Metadata routing for compress_index parameter in fit.

Returns

selfobject

The updated object.

transform(X, y=None)

Computes the (weighted) graph of Neighbors for points in X

Parameters

Xarray-like, shape (n_samples_transform, n_features)

Sample graph_data

Returns

XtCSR sparse matrix, shape (n_samples_transform, n_samples_fit)

Xt[i, j] is assigned the weight of edge that connects i to j. Only the neighbors have an explicit value.

A number of internal functions can also be accessed separately for more fine tuned work.

Distance Functions

pynndescent.distances.chebyshev(x, y)

Chebyshev or l-infinity distance.

\[D(x, y) = \max_i |x_i - y_i|\]
pynndescent.distances.euclidean(x, y)

Standard euclidean distance.

\[\begin{split}D(x, y) = \\sqrt{\sum_i (x_i - y_i)^2}\end{split}\]
pynndescent.distances.manhattan(x, y)

Manhattan, taxicab, or l1 distance.

\[D(x, y) = \sum_i |x_i - y_i|\]
pynndescent.distances.minkowski(x, y, p=2)

Minkowski distance.

\[D(x, y) = \left(\sum_i |x_i - y_i|^p\right)^{\frac{1}{p}}\]

This is a general distance.
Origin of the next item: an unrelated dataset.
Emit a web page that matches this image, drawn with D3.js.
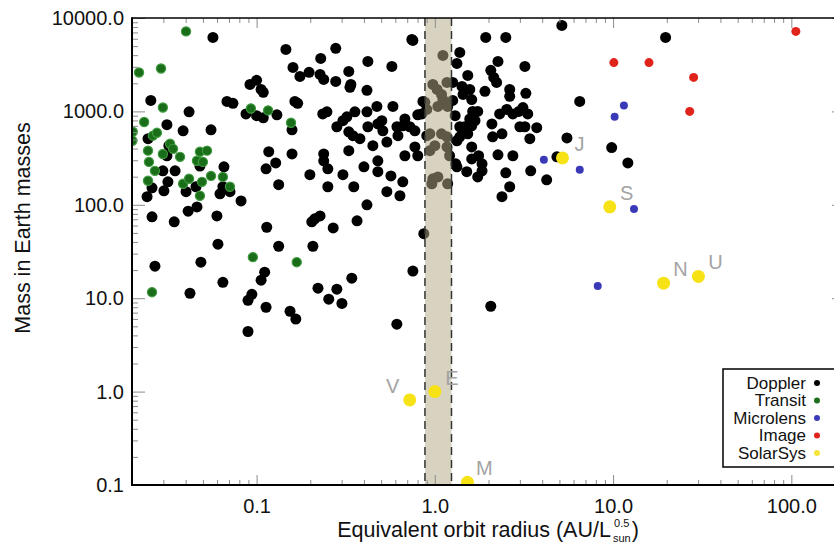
<!DOCTYPE html>
<html>
<head>
<meta charset="utf-8">
<script src="https://cdn.jsdelivr.net/npm/d3@7"></script>
<style>
  html, body { margin: 0; padding: 0; background: #fff; }
  svg { display: block; font-family: "Liberation Sans", Arial, sans-serif; }
</style>
</head>
<body>
<div id="chart"></div>
<script>
// [orbit radius (AU/L^0.5), mass (Earth masses)]
var doppler = [
  [0.0569,6200],[0.146,4610],[0.160,2960],[0.175,2370],[0.197,2620],[0.229,3690],[0.227,2490],[0.238,2200],
  [0.278,4730],[0.278,2095],[0.329,2680],[0.338,1945],[0.334,1810],[0.421,3430],[0.416,1680],[0.574,3030],
  [0.743,5900],[0.0918,1945],[0.100,2150],[0.106,1720],[0.109,1600],[0.0255,1310],[0.0418,990],[0.0682,1280],
  [0.0737,1220],[0.0872,940],[0.100,900],[0.109,855],[0.130,920],[0.158,635],[0.164,1280],[0.170,1220],
  [0.158,350],[0.235,940],[0.248,990],[0.282,685],[0.321,875],[0.305,795],[0.356,990],[0.416,990],
  [0.473,1130],[0.582,1130],[0.802,920],[0.329,605],[0.347,550],[0.380,510],[0.421,685],[0.479,735],
  [0.504,795],[0.511,620],[0.538,470],[0.449,430],[0.613,685],[0.621,550],[0.661,700],[0.679,830],
  [0.724,685],[0.773,620],[0.773,417],[0.679,335],[0.329,380],[0.238,350],[0.238,296],[0.251,243],
  [0.305,210],[0.199,210],[0.400,255],[0.479,296],[0.479,226],[0.567,204],[0.661,176],[0.351,156],
  [0.251,156],[0.538,138],[0.637,125],[0.416,100],[0.133,164],[0.117,370],[0.128,281],[0.113,243],
  [0.204,65.7],[0.212,70.8],[0.227,76],[0.269,56.6],[0.366,67.3],[0.114,57.5],[0.133,36.0],[0.207,36.0],
  [0.0607,37.9],[0.0487,24.3],[0.0269,22.0],[0.753,19.5],[0.342,16.4],[0.111,19.0],[0.106,15.6],
  [0.0314,720],[0.0387,620],[0.0555,635],[0.0322,430],[0.0314,335],[0.0298,231],[0.0349,231],[0.0318,176],
  [0.0302,141],[0.0259,152],[0.0243,122],[0.0259,74.4],[0.0345,65.7],[0.0413,85.4],[0.0463,95],[0.0402,138],
  [0.0457,156],[0.0481,260],[0.0656,255],[0.0647,156],[0.0623,131],[0.0709,138],[0.0818,110],[0.0599,76],
  [0.0246,510],[0.857,1280],[0.802,335],[0.0647,14.8],[0.0423,11.3],[0.0941,11.0],[0.0895,9.5],[0.113,8.0],
  [0.154,7.25],[0.166,5.98],[0.0895,4.4],[0.221,12.8],[0.282,12.5],[0.254,9.76],[0.301,8.8],[0.612,5.27],
  [2.06,8.2],[5.16,8330],[0.753,5750],[1.93,6200],[2.50,6200],[19.7,6200],[1.38,4280],[1.33,3260],
  [2.26,3430],[3.20,3030],[1.53,2430],[2.06,2750],[2.14,2310],[2.22,2040],[1.42,1850],[1.44,1520],
  [1.57,1720],[1.91,1640],[2.63,1720],[2.63,1450],[3.24,1560],[1.26,2040],[1.26,1310],[1.61,1340],
  [1.30,900],[1.63,1000],[1.74,1000],[1.57,830],[1.68,795],[2.09,735],[2.31,940],[2.53,1050],
  [2.74,940],[2.96,1000],[3.12,1100],[3.32,940],[1.38,685],[1.47,685],[1.61,700],[1.38,535],
  [1.53,575],[1.33,485],[2.11,535],[3.00,685],[3.20,685],[3.73,670],[3.41,510],[5.51,520],
  [1.61,417],[1.76,335],[1.61,310],[1.84,275],[1.31,275],[1.33,255],[1.51,226],[1.84,231],
  [1.74,199],[2.26,343],[2.74,335],[2.50,220],[3.45,231],[2.63,156],[2.38,122],[4.24,185],
  [4.84,326],[6.50,1280],[9.82,410],[12.1,281],[0.845,940],[0.879,1250],[2.38,575],[1.44,620],
  [1.11,3970],[0.975,1945],[1.03,1720],[1.09,1520],[1.11,1340],[1.04,1130],[0.901,1050],[1.18,1130],
  [0.901,550],[0.9375,575],[1.09,575],[1.17,535],[1.0,430],[1.17,417],[0.9375,380],[1.21,335],
  [0.975,190],[1.04,199],[1.18,168],[0.962,168],[0.867,49],[1.17,2040]
];

var transit = [
  [0.0402,7190],[0.0219,2610],[0.0291,2880],[0.0298,1100],[0.0234,770],[0.0202,605],[0.0201,485],[0.0262,550],
  [0.0276,590],[0.0246,380],[0.0249,288],[0.0269,231],[0.0246,181],[0.0298,350],[0.0327,450],[0.0340,397],
  [0.0372,326],[0.0387,168],[0.0418,190],[0.0463,296],[0.0481,370],[0.0527,380],[0.0500,288],[0.0494,176],
  [0.0481,125],[0.0555,204],[0.0647,199],[0.0709,156],[0.0929,1075],[0.116,1025],[0.156,755],[0.0953,27.5],
  [0.168,24.3],[0.0259,11.6]
];

var microlens = [[11.5,1160],[10.2,875],[4.09,303],[6.50,237],[13.1,90],[8.20,13.5]];

var imaged = [[106,7190],[10.1,3330],[15.9,3330],[28.3,2310],[26.9,1000]];

var solarNames = ["V", "E", "M", "J", "S", "N", "U"];
var solarSys = [[0.723,0.815],[1.0,1.0],[1.524,0.107],[5.20,317.8],[9.58,95.2],[19.2,14.5],[30.1,17.1]];

var habitableZone = [0.88, 1.24];

var xTicks = [0.1, 1, 10, 100];
var yTicks = [0.1, 1, 10, 100, 1000, 10000];

var legendNames = ["Doppler", "Transit", "Microlens", "Image", "SolarSys"];
var legendColors = ["#000000", "#1e701e", "#3a3ab8", "#e0241c", "#f5e43a"];

(function() {
  var w = 834, h = 543;
  var pLeft = 132, pRight = 845, pTop = 18, pBottom = 485;

  var svg = d3.select("#chart").append("svg")
    .attr("width", w)
    .attr("height", h);

  var xscale = d3.scaleLog().domain([0.02, 200]).range([pLeft, pRight]);
  var yscale = d3.scaleLog().domain([0.1, 10000]).range([pBottom, pTop]);

  // minor ticks 2..9 of every decade
  var xMinor = [], yMinor = [];
  [0.01, 0.1, 1, 10, 100].forEach(function(d) {
    for (var k = 2; k <= 9; k++) {
      var v = +(d * k).toPrecision(3);
      if (v >= 0.02 && v <= 200) xMinor.push(v);
    }
  });
  [0.1, 1, 10, 100, 1000].forEach(function(d) {
    for (var k = 2; k <= 9; k++) yMinor.push(+(d * k).toPrecision(3));
  });

  svg.append("defs").append("clipPath").attr("id", "plotclip")
    .append("rect")
    .attr("x", pLeft).attr("y", pTop)
    .attr("width", pRight - pLeft).attr("height", pBottom - pTop);

  var plot = svg.append("g").attr("clip-path", "url(#plotclip)");

  plot.append("g").selectAll("circle").data(doppler).enter().append("circle")
    .attr("cx", function(d) { return xscale(d[0]); })
    .attr("cy", function(d) { return yscale(d[1]); })
    .attr("r", 5.5)
    .attr("fill", "#000");

  plot.append("g").selectAll("circle").data(transit).enter().append("circle")
    .attr("cx", function(d) { return xscale(d[0]); })
    .attr("cy", function(d) { return yscale(d[1]); })
    .attr("r", 4.6)
    .attr("fill", "#1a6e1a")
    .attr("stroke", "#3f9a3f")
    .attr("stroke-width", 1.2);

  // habitable zone band
  var bx0 = xscale(habitableZone[0]), bx1 = xscale(habitableZone[1]);
  plot.append("rect")
    .attr("x", bx0).attr("y", pTop)
    .attr("width", bx1 - bx0).attr("height", pBottom - pTop)
    .attr("fill", "rgb(180,170,134)")
    .attr("fill-opacity", 0.52);
  plot.selectAll("line.hz").data(habitableZone).enter().append("line")
    .attr("class", "hz")
    .attr("x1", function(d) { return xscale(d); })
    .attr("x2", function(d) { return xscale(d); })
    .attr("y1", pTop).attr("y2", pBottom)
    .attr("stroke", "#333")
    .attr("stroke-width", 1.5)
    .attr("stroke-dasharray", "8,5");

  plot.append("g").selectAll("circle").data(microlens).enter().append("circle")
    .attr("cx", function(d) { return xscale(d[0]); })
    .attr("cy", function(d) { return yscale(d[1]); })
    .attr("r", 4)
    .attr("fill", "#3a3ab8");

  plot.append("g").selectAll("circle").data(imaged).enter().append("circle")
    .attr("cx", function(d) { return xscale(d[0]); })
    .attr("cy", function(d) { return yscale(d[1]); })
    .attr("r", 4.5)
    .attr("fill", "#e0241c");

  plot.append("g").selectAll("circle").data(solarSys).enter().append("circle")
    .attr("cx", function(d) { return xscale(d[0]); })
    .attr("cy", function(d) { return yscale(d[1]); })
    .attr("r", 6.5)
    .attr("fill", "#f7e216");

  plot.append("g").selectAll("text").data(solarSys).enter().append("text")
    .attr("x", function(d, i) { return xscale(d[0]) + (i === 0 ? -17 : 17); })
    .attr("y", function(d) { return yscale(d[1]) - 7; })
    .attr("text-anchor", "middle")
    .attr("font-size", 20)
    .attr("fill", "#a3a3a3")
    .text(function(d, i) { return solarNames[i]; });

  // axes: ticks point inward
  function styleAxis(g) {
    g.select(".domain").remove();
    g.selectAll(".tick line").attr("stroke", "#8c8c8c").attr("stroke-width", 1);
    g.selectAll(".tick text").attr("font-size", 20).attr("fill", "#111")
      .attr("font-family", "'Liberation Sans', Arial, sans-serif");
  }

  svg.append("g").attr("transform", "translate(" + pLeft + ",0)")
    .call(d3.axisLeft(yscale).tickValues(yTicks).tickSize(-13).tickPadding(8).tickFormat(d3.format(".1f")))
    .call(styleAxis);
  svg.append("g").attr("transform", "translate(" + pLeft + ",0)")
    .call(d3.axisLeft(yscale).tickValues(yMinor).tickSize(-6).tickFormat(""))
    .call(styleAxis);
  svg.append("g").attr("transform", "translate(" + pRight + ",0)")
    .call(d3.axisRight(yscale).tickValues(yTicks).tickSize(-13).tickFormat(""))
    .call(styleAxis);
  svg.append("g").attr("transform", "translate(" + pRight + ",0)")
    .call(d3.axisRight(yscale).tickValues(yMinor).tickSize(-6).tickFormat(""))
    .call(styleAxis);

  svg.append("g").attr("transform", "translate(0," + pBottom + ")")
    .call(d3.axisBottom(xscale).tickValues(xTicks).tickSize(-10).tickPadding(14).tickFormat(d3.format(".1f")))
    .call(styleAxis);
  svg.append("g").attr("transform", "translate(0," + pBottom + ")")
    .call(d3.axisBottom(xscale).tickValues(xMinor).tickSize(-5).tickFormat(""))
    .call(styleAxis);
  svg.append("g").attr("transform", "translate(0," + pTop + ")")
    .call(d3.axisTop(xscale).tickValues(xTicks).tickSize(-10).tickFormat(""))
    .call(styleAxis);
  svg.append("g").attr("transform", "translate(0," + pTop + ")")
    .call(d3.axisTop(xscale).tickValues(xMinor).tickSize(-5).tickFormat(""))
    .call(styleAxis);

  // frame
  svg.append("line").attr("x1", pLeft).attr("x2", pRight).attr("y1", pTop).attr("y2", pTop)
    .attr("stroke", "#000").attr("stroke-width", 1.5);
  svg.append("line").attr("x1", pLeft).attr("x2", pLeft).attr("y1", pTop - 0.75).attr("y2", pBottom + 1)
    .attr("stroke", "#000").attr("stroke-width", 2);
  svg.append("line").attr("x1", pLeft).attr("x2", pRight).attr("y1", pBottom).attr("y2", pBottom)
    .attr("stroke", "#000").attr("stroke-width", 2);
  svg.append("line").attr("x1", pRight).attr("x2", pRight).attr("y1", pTop).attr("y2", pBottom)
    .attr("stroke", "#000").attr("stroke-width", 2);

  // axis titles
  svg.append("text")
    .attr("transform", "translate(30,228) rotate(-90)")
    .attr("text-anchor", "middle")
    .attr("font-size", 21.5)
    .attr("fill", "#111")
    .text("Mass in Earth masses");

  var xt = svg.append("g");
  var mainT = xt.append("text")
    .attr("y", 537)
    .attr("font-size", 21.5)
    .attr("fill", "#111")
    .text("Equivalent orbit radius (AU/L");
  var supT = xt.append("text").attr("y", 527).attr("font-size", 11).attr("fill", "#111").text("0.5");
  var subT = xt.append("text").attr("y", 542).attr("font-size", 11).attr("fill", "#111").text("sun");
  var closeT = xt.append("text").attr("y", 537).attr("font-size", 21.5).attr("fill", "#111").text(")");

  var mw = mainT.node().getComputedTextLength();
  var sw = Math.max(supT.node().getComputedTextLength(), subT.node().getComputedTextLength());
  var cw = closeT.node().getComputedTextLength();
  var total = mw + 2 + sw + 1 + cw;
  var x0 = 488 - total / 2;
  mainT.attr("x", x0);
  supT.attr("x", x0 + mw + 2 + (sw - supT.node().getComputedTextLength()) / 2);
  subT.attr("x", x0 + mw + 2);
  closeT.attr("x", x0 + mw + 2 + sw + 1);

  // legend
  var lg = svg.append("g");
  lg.append("rect")
    .attr("x", 723).attr("y", 369)
    .attr("width", 125).attr("height", 98)
    .attr("fill", "#fff")
    .attr("stroke", "#000")
    .attr("stroke-width", 1.5);
  var rows = lg.selectAll("g.row").data(legendNames).enter().append("g")
    .attr("class", "row")
    .attr("transform", function(d, i) { return "translate(0," + (383 + i * 17.5) + ")"; });
  rows.append("text")
    .attr("x", 806)
    .attr("dy", "0.35em")
    .attr("text-anchor", "end")
    .attr("font-size", 17)
    .attr("fill", "#111")
    .text(function(d) { return d; });
  rows.append("circle")
    .attr("cx", 817)
    .attr("r", 3)
    .attr("fill", function(d, i) { return legendColors[i]; });
})();
</script>
</body>
</html>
For p=1 it is equivalent to manhattan distance, for p=2 it is Euclidean distance, and for p=infinity it is Chebyshev distance. In general it is better to use the more specialised functions for those distances.

pynndescent.distances.squared_euclidean(x, y)

Squared euclidean distance.

\[D(x, y) = \sum_i (x_i - y_i)^2\]
pynndescent.distances.standardised_euclidean(x, y, sigma=array([1., 1.], dtype=float32))

Euclidean distance standardised against a vector of standard deviations per coordinate.

\[D(x, y) = \sqrt{\sum_i \frac{(x_i - y_i)**2}{v_i}}\]
pynndescent.distances.weighted_minkowski(x, y, w=array([1., 1.], dtype=float32), p=2)

A weighted version of Minkowski distance.

\[D(x, y) = \left(\sum_i w_i |x_i - y_i|^p\right)^{\frac{1}{p}}\]

If weights w_i are inverse standard deviations of graph_data in each dimension then this represented a standardised Minkowski distance (and is equivalent to standardised Euclidean distance for p=1).